Marcou um ponto de viragem?
A aposta na loja foi importante, constituiu um investimento muito grande, mas esta loja é uma joia que ainda por cima estava cheia de coincidências: originalmente este espaço era uma joalharia, uma prataria que nasceu em 1920, tal como nós. E ter a oportunidade de trabalhar no restauro deste lugar pareceu-nos muito apelativo. Houve aqui um trabalho muito importante das nossas equipas, quer de abertura de lojas quer de comunicação – trabalhámos diretamente com a câmara municipal por causa da proteção do património –, e creio que Portugal começou realmente a funcionar quando abrimos a loja da Rua Garrett.

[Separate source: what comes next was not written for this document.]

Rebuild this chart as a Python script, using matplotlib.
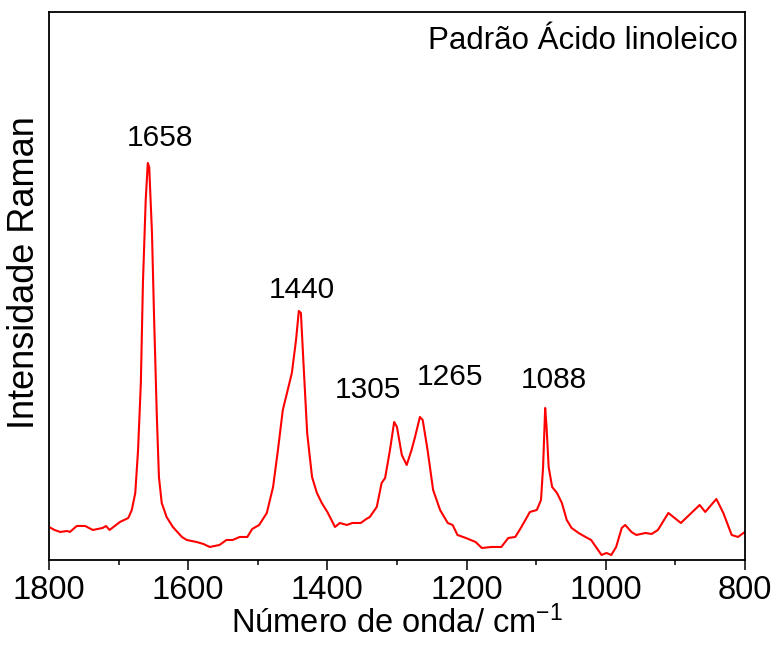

Quantas lojas têm agora no País?
Temos 32 lojas. Vamos continuar a abrir lojas em Portugal nos próximos dois ou três anos e continuaremos a estar muito atentos: agora queremos encontrar uma loja bonita no Porto. O nosso objetivo não é abrir lojas só por abrir, mas abri-las com sentido. Estamos constantemente a observar o mercado, a perceber onde devemos estar. Às vezes, temos de fechar uma loja para abrir outra ao lado; outras vezes, temos de olhar melhor para uma parte da cidade que se está a desenvolver e onde poderia ser muito interessante estar.
O crescimento em Portugal tem sido expressivo?
Sim, crescemos 38,3% em vendas, no ano passado, em Portugal, porque vivemos um processo de expansão, ainda. Estamos a trabalhar em todos os canais, de uma forma muito concertada e muito forte. Isso ajudou-nos
a posicionar-nos.
É difícil ser uma empresa familiar desta dimensão?
Temos uma equipa de profissionais tremendamente orientada para os negócios, equipas de gestão completamente competentes que se podem comparar às de qualquer grande empresa de qualquer setor, mas temos este adicional da família. E isso é algo que nos diferencia de outras empresas. Aliás, estamos em Portugal, agora, porque celebrámos o encontro global que se realizou aqui em Lisboa
– foram dois dias para nos vermos, para estarmos juntos, porque o trabalho é muito duro, e estes dias são bons para voltar às raízes. Ajudam-nos a não nos esquecermos de que, apesar de sermos uma empresa pioneira, grande e estruturada, continuamos a ter uma essência familiar.